Given problem: Make an exact copy, from the records below, of the lines from the line containing "Write a web" to the line containing "const polar = (deg, r)", both lines included, excluding pictures.
== Listed records ==
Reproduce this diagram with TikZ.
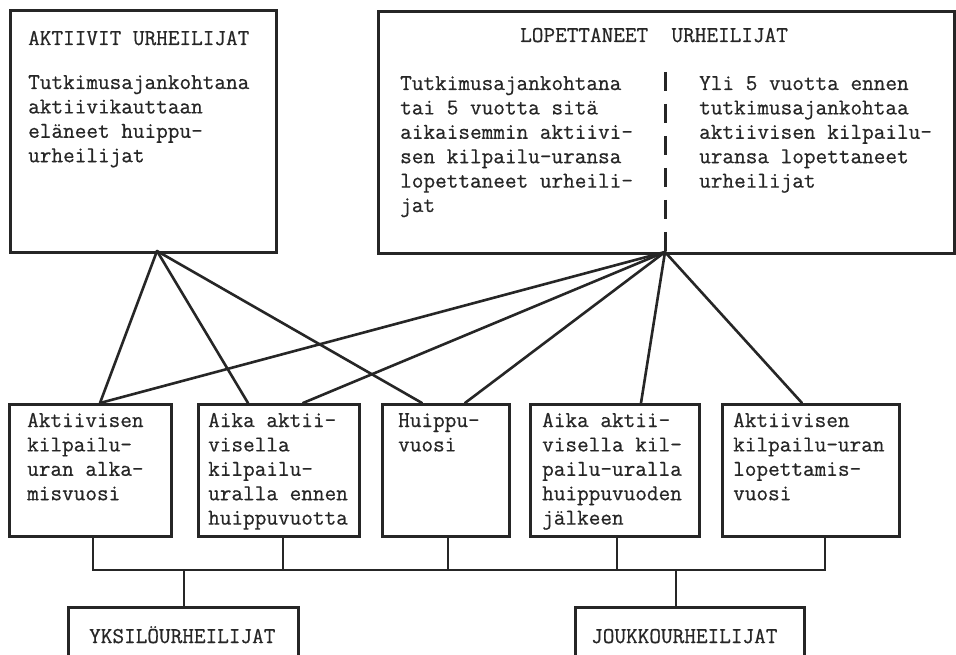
\documentclass[tikz,border=0pt]{standalone}
\usepackage{fontspec}
\newfontfamily\typewriter[FakeBold=0.6]{Latin Modern Mono}
\definecolor{ink}{HTML}{262626}
\newcommand\txtlines[1]{\begin{tabular}[t]{@{}l@{}}#1\end{tabular}}
\begin{document}
\begin{tikzpicture}[x=1pt,y=-1pt,
  frame/.style={draw=ink, line width=2.9pt, anchor=north west, inner sep=0pt},
  link/.style={draw=ink, line width=2.6pt, line cap=round},
  wire/.style={draw=ink, line width=2.5pt},
  txt/.style={anchor=base west, inner sep=0pt, text=ink,
    font=\fontsize{22.6}{24.4}\selectfont\typewriter}]
\useasboundingbox[fill=white] (0,0) rectangle (956,655);

% upper boxes
\node[frame, minimum width=266pt, minimum height=242pt] (act) at (9,9) {};
\node[frame, minimum width=576pt, minimum height=242pt] (lop) at (377,10) {};

\node[txt] (acttitle) at (28,45) {AKTIIVIT URHEILIJAT};
\node[txt] (acttext) at (28,89) {\txtlines{Tutkimusajankohtana\\aktiivikauttaan\\eläneet huippu-\\urheilijat}};

\node[txt] (loptitle) at (520,42) {LOPETTANEET~~URHEILIJAT};
\node[txt] (lopleft) at (400,90) {\txtlines{Tutkimusajankohtana\\tai 5 vuotta sitä\\aikaisemmin aktiivi-\\sen kilpailu-uransa\\lopettaneet urheili-\\jat}};
\node[txt] (lopright) at (699,90) {\txtlines{Yli 5 vuotta ennen\\tutkimusajankohtaa\\aktiivisen kilpailu-\\uransa lopettaneet\\urheilijat}};

% divider inside the right box
\coordinate (divtop) at (665,72);
\coordinate (lopfoot) at (665,252);
\coordinate (actfoot) at (157,251);
\draw[draw=ink, line width=3pt, dash pattern=on 19pt off 13pt] (divtop) -- (lopfoot);

% variable boxes
\node[frame, minimum width=162pt, minimum height=132pt] (b1) at (8,403) {};
\node[frame, minimum width=161pt, minimum height=132pt] (b2) at (197,403) {};
\node[frame, minimum width=127pt, minimum height=132pt] (b3) at (381,403) {};
\node[frame, minimum width=169pt, minimum height=132pt] (b4) at (529,403) {};
\node[frame, minimum width=177pt, minimum height=132pt] (b5) at (721,403) {};

\node[txt] (b1text) at (27,427) {\txtlines{Aktiivisen\\kilpailu-\\uran alka-\\misvuosi}};
\node[txt] (b2text) at (208,427) {\txtlines{Aika aktii-\\visella\\kilpailu-\\uralla ennen\\huippuvuotta}};
\node[txt] (b3text) at (398,427) {\txtlines{Huippu-\\vuosi}};
\node[txt] (b4text) at (542,427) {\txtlines{Aika aktii-\\visella kil-\\pailu-uralla\\huippuvuoden\\jälkeen}};
\node[txt] (b5text) at (733,427) {\txtlines{Aktiivisen\\kilpailu-uran\\lopettamis-\\vuosi}};

% connector ends on the box tops
\coordinate (b1t) at (100,403);
\coordinate (b2l) at (248,403);
\coordinate (b2r) at (303,403);
\coordinate (b3l) at (422,403);
\coordinate (b3r) at (465,403);
\coordinate (b4t) at (641,403);
\coordinate (b5t) at (802,403);

\draw[link] (actfoot) -- (b1t);
\draw[link] (actfoot) -- (b2l);
\draw[link] (actfoot) -- (b3l);
\draw[link] (lopfoot) -- (b1t);
\draw[link] (lopfoot) -- (b2r);
\draw[link] (lopfoot) -- (b3r);
\draw[link] (lopfoot) -- (b4t);
\draw[link] (lopfoot) -- (b5t);

% collecting bus
\coordinate (s1) at (93,570);
\coordinate (s2) at (283,570);
\coordinate (s3) at (448,570);
\coordinate (s4) at (617,570);
\coordinate (s5) at (825,570);
\draw[wire] (b1.south -| s1) -- (s1);
\draw[wire] (b2.south -| s2) -- (s2);
\draw[wire] (b3.south -| s3) -- (s3);
\draw[wire] (b4.south -| s4) -- (s4);
\draw[wire] (b5.south -| s5) -- (s5);
\draw[wire, line cap=rect] (s1) -- (s5);

% sport groups
\node[frame, minimum width=230pt, minimum height=56pt] (ind) at (67,606) {};
\node[frame, minimum width=229pt, minimum height=56pt] (team) at (574,606) {};
\coordinate (g1) at (184,570);
\coordinate (g2) at (676,570);
\draw[wire] (g1) -- (ind.north -| g1);
\draw[wire] (g2) -- (team.north -| g2);

\node[txt] (indtext) at (89,643) {YKSILÖURHEILIJAT};
\node[txt] (teamtext) at (591,643) {JOUKKOURHEILIJAT};
\end{tikzpicture}
\end{document}
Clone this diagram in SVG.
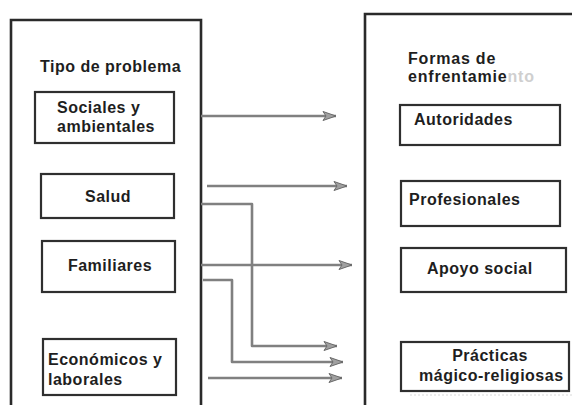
<svg xmlns="http://www.w3.org/2000/svg" width="572" height="405" viewBox="0 0 572 405">
<style>
.frame{fill:none;stroke:#2a2a2a;stroke-width:2.6}
.box{fill:#fff;stroke:#2f2f2f;stroke-width:2.2}
.t{font-family:"Liberation Sans",Arial,sans-serif;font-weight:bold;font-size:16px;letter-spacing:0.5px;fill:#1e1e1e}
.c{text-anchor:middle}
.con{fill:none;stroke:#808080;stroke-width:2.6;stroke-linejoin:round}
</style>
<defs>
<marker id="ah" markerUnits="userSpaceOnUse" markerWidth="16" markerHeight="12" refX="14" refY="6" orient="auto">
<path d="M1,1.5 L14,6 L1,10.5 L4,6 Z" fill="#a0a0a0" stroke="#6a6a6a" stroke-width="1"/>
</marker>
</defs>
<rect width="572" height="405" fill="#fff"/>
<g id="frame-left">
<path class="frame" d="M11,406 V20 H201 V406"/>
<text class="t" x="40" y="72">Tipo de problema</text>
</g>
<g id="frame-right">
<path class="frame" d="M365,406 V14 H574"/>
<text class="t" x="408" y="64" style="letter-spacing:0.8px">Formas de</text>
<text class="t" x="408" y="82" style="letter-spacing:0.8px">enfrentamie<tspan fill="#cfcfcf">nto</tspan></text>
<line x1="410" y1="395" x2="572" y2="395" stroke="#d8d8d8" stroke-width="1" stroke-dasharray="2 2"/>
</g>
<g id="n-sociales">
<rect class="box" x="35" y="92" width="139" height="51"/>
<text class="t" x="57" y="113">Sociales y</text>
<text class="t" x="57" y="132">ambientales</text>
</g>
<g id="n-salud">
<rect class="box" x="41" y="174" width="133" height="44"/>
<text class="t c" x="108" y="202">Salud</text>
</g>
<g id="n-familiares">
<rect class="box" x="42" y="241" width="133" height="51"/>
<text class="t c" x="110" y="271">Familiares</text>
</g>
<g id="n-economicos">
<rect class="box" x="43" y="339" width="133" height="56"/>
<text class="t" x="48" y="365">Económicos y</text>
<text class="t" x="48" y="385">laborales</text>
</g>
<g id="n-autoridades">
<rect class="box" x="400" y="105" width="160" height="40"/>
<text class="t" x="414" y="125">Autoridades</text>
</g>
<g id="n-profesionales">
<rect class="box" x="401" y="181" width="159" height="45"/>
<text class="t" x="409" y="205">Profesionales</text>
</g>
<g id="n-apoyo">
<rect class="box" x="401" y="248" width="165" height="44"/>
<text class="t" x="427" y="274">Apoyo social</text>
</g>
<g id="n-practicas">
<rect class="box" x="401" y="342" width="168" height="49"/>
<text class="t c" x="490" y="361">Prácticas</text>
<text class="t" x="419" y="381">mágico-religiosas</text>
</g>
<g id="connectors">
<path class="con" d="M201,116 H336" marker-end="url(#ah)"/>
<path class="con" d="M207,186 H347" marker-end="url(#ah)"/>
<path class="con" d="M201,265 H352" marker-end="url(#ah)"/>
<path class="con" d="M201,204 H252 V346 H337" marker-end="url(#ah)"/>
<path class="con" d="M203,280 H232 V362 H343" marker-end="url(#ah)"/>
<path class="con" d="M208,378 H342" marker-end="url(#ah)"/>
</g>
</svg>
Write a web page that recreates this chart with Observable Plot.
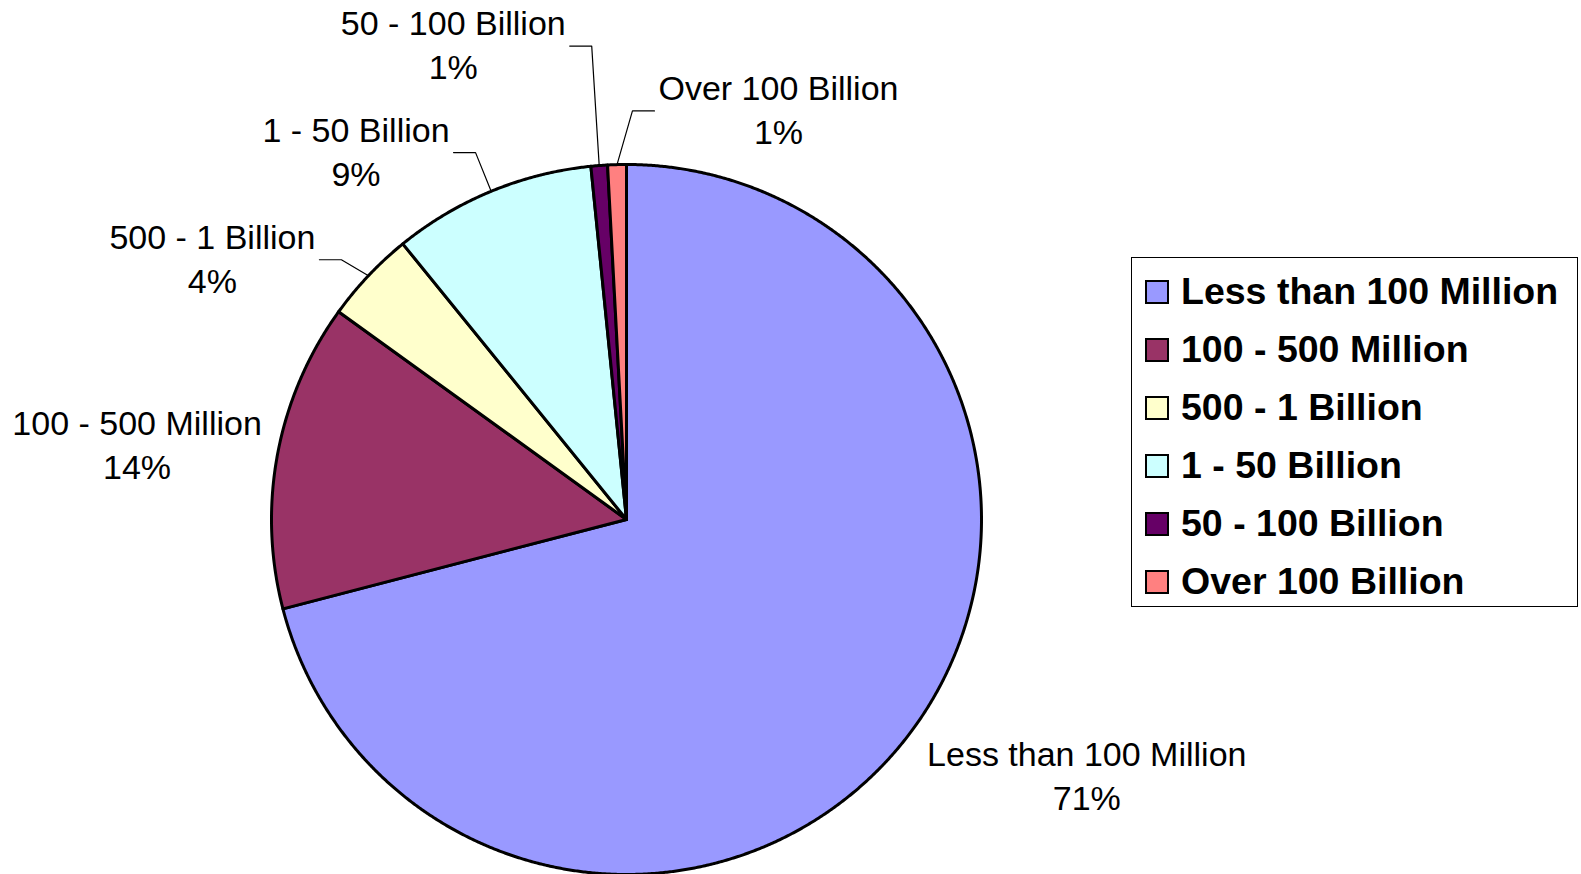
<!DOCTYPE html>
<html>
<head>
<meta charset="utf-8">
<script src="https://cdn.jsdelivr.net/npm/d3@7"></script>
<script src="https://cdn.jsdelivr.net/npm/@observablehq/plot@0.6"></script>
<style>
  html, body { margin: 0; padding: 0; background: #fff; }
  #wrap { position: relative; width: 1581px; height: 874px; overflow: hidden; font-family: "Liberation Sans", Arial, sans-serif; }
  #legend { position: absolute; left: 1131px; top: 257px; width: 447px; height: 350px; border: 1px solid #000; box-sizing: border-box; background: #fff; }
  .row { position: absolute; left: 0; height: 58px; display: flex; align-items: center; font-weight: bold; font-size: 37.5px; white-space: nowrap; color: #000; }
  .sw { width: 20px; height: 20px; border: 2px solid #000; margin-left: 13px; margin-right: 12px; flex: none; }
</style>
</head>
<body>
<div id="wrap"><div id="chart"></div><div id="legend"></div></div>
<script>
// ---- data ----
const categories = ["Less than 100 Million", "100 - 500 Million", "500 - 1 Billion", "1 - 50 Billion", "50 - 100 Billion", "Over 100 Billion"];
const shares = [70.95, 14.0, 4.2, 9.25, 0.75, 0.85];
const colors = ["#9999FF", "#993366", "#FFFFCC", "#CCFFFF", "#660066", "#FF8080"];

// ---- label placement (polar, relative to pie centre; like Excel's dragged labels) ----
const labelAngle = [119.25, 278.5, 302.1, 323.6, 339.9, 20.4];
const labelDist = [1.486, 1.394, 1.377, 1.284, 1.42, 1.228];
const labelLeader = [false, false, true, true, true, true];

const R = 355; // pixel radius
const CX = 626, CY = 519;
const fontSize = 34;
const font = `${fontSize}px "Liberation Sans", Arial, sans-serif`;
const ctx = document.createElement("canvas").getContext("2d");
ctx.font = font;

const total = d3.sum(shares);
const rad = (deg) => deg * Math.PI / 180;
const polar = (deg, r) => ({x: r * Math.sin(rad(deg)), y: r * Math.cos(rad(deg))});

// slices
const slicePts = [];
const mids = [];
let acc = 0;
categories.forEach((cat, i) => {
  const a0 = acc / total * 360;
  acc += shares[i];
  const a1 = acc / total * 360;
  mids.push((a0 + a1) / 2);
  slicePts.push({cat, x: 0, y: 0});
  const n = Math.max(2, Math.ceil((a1 - a0) / 0.25));
  for (let k = 0; k <= n; k++) {
    const p = polar(a0 + (a1 - a0) * k / n, 1);
    slicePts.push({cat, ...p});
  }
});

// labels
const labels = categories.map((cat, i) => {
  const p = polar(labelAngle[i], labelDist[i]);
  return {cat, x: p.x, y: p.y, text: `${cat}\n${Math.round(shares[i] / total * 100)}%`};
});

// leader lines
const leaders = [];
categories.forEach((cat, i) => {
  if (!labelLeader[i]) return;
  const lab = labels[i];
  const arc = polar(mids[i], 1);
  const w = Math.max(ctx.measureText(cat).width, ctx.measureText(lab.text.split("\n")[1]).width);
  const side = lab.x < arc.x ? 1 : -1; // label left of arc point -> start at right edge
  const sx = lab.x + side * (w / 2 + 4) / R;
  const ex = sx + side * 22 / R;
  leaders.push({cat, x: sx, y: lab.y}, {cat, x: ex, y: lab.y}, {cat, x: arc.x, y: arc.y});
});

const chart = Plot.plot({
  width: 1581,
  height: 874,
  axis: null,
  x: {domain: [-1, 1], range: [CX - R, CX + R]},
  y: {domain: [-1, 1], range: [CY + R, CY - R]},
  color: {domain: categories, range: colors},
  style: {background: "#fff", overflow: "visible"},
  marks: [
    Plot.line(slicePts, {x: "x", y: "y", z: "cat", fill: "cat", stroke: "#000", strokeWidth: 3, strokeLinejoin: "round", curve: "linear-closed"}),
    Plot.line(leaders, {x: "x", y: "y", z: "cat", stroke: "#000", strokeWidth: 1.2}),
    Plot.text(labels, {x: "x", y: "y", text: "text", dy: -3, fontSize, fontFamily: '"Liberation Sans", Arial, sans-serif', lineHeight: 1.29, lineAnchor: "middle", textAnchor: "middle", fill: "#000"})
  ]
});
document.getElementById("chart").appendChild(chart);

// legend
const legend = document.getElementById("legend");
categories.forEach((cat, i) => {
  const row = document.createElement("div");
  row.className = "row";
  row.style.top = (291.5 + 58.05 * i - 29 - 258) + "px";
  const sw = document.createElement("div");
  sw.className = "sw";
  sw.style.background = colors[i];
  const t = document.createElement("span");
  t.textContent = cat;
  row.appendChild(sw);
  row.appendChild(t);
  legend.appendChild(row);
});
</script>
</body>
</html>
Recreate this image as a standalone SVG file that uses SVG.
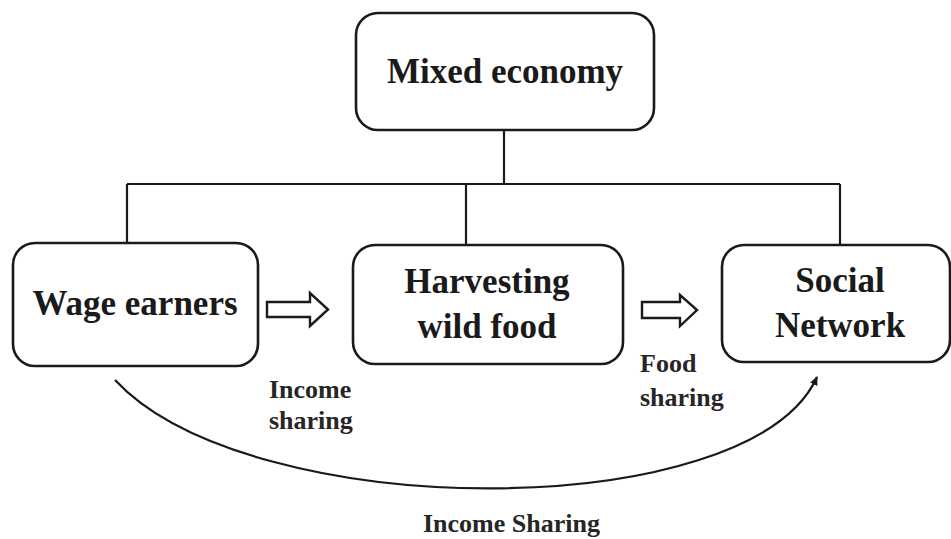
===
Solved exercise:
Write a web page that recreates this chart with Observable Plot.
<!DOCTYPE html>
<html>
<head>
<meta charset="utf-8">
<script src="https://cdn.jsdelivr.net/npm/d3@7"></script>
<script src="https://cdn.jsdelivr.net/npm/@observablehq/plot@0.6"></script>
<style>
  html, body { margin: 0; padding: 0; background: #fff; }
  #wrap { position: relative; width: 1581px; height: 874px; overflow: hidden; font-family: "Liberation Sans", Arial, sans-serif; }
  #legend { position: absolute; left: 1131px; top: 257px; width: 447px; height: 350px; border: 1px solid #000; box-sizing: border-box; background: #fff; }
  .row { position: absolute; left: 0; height: 58px; display: flex; align-items: center; font-weight: bold; font-size: 37.5px; white-space: nowrap; color: #000; }
  .sw { width: 20px; height: 20px; border: 2px solid #000; margin-left: 13px; margin-right: 12px; flex: none; }
</style>
</head>
<body>
<div id="wrap"><div id="chart"></div><div id="legend"></div></div>
<script>
// ---- data ----
const categories = ["Less than 100 Million", "100 - 500 Million", "500 - 1 Billion", "1 - 50 Billion", "50 - 100 Billion", "Over 100 Billion"];
const shares = [70.95, 14.0, 4.2, 9.25, 0.75, 0.85];
const colors = ["#9999FF", "#993366", "#FFFFCC", "#CCFFFF", "#660066", "#FF8080"];

// ---- label placement (polar, relative to pie centre; like Excel's dragged labels) ----
const labelAngle = [119.25, 278.5, 302.1, 323.6, 339.9, 20.4];
const labelDist = [1.486, 1.394, 1.377, 1.284, 1.42, 1.228];
const labelLeader = [false, false, true, true, true, true];

const R = 355; // pixel radius
const CX = 626, CY = 519;
const fontSize = 34;
const font = `${fontSize}px "Liberation Sans", Arial, sans-serif`;
const ctx = document.createElement("canvas").getContext("2d");
ctx.font = font;

const total = d3.sum(shares);
const rad = (deg) => deg * Math.PI / 180;
const polar = (deg, r) => ({x: r * Math.sin(rad(deg)), y: r * Math.cos(rad(deg))});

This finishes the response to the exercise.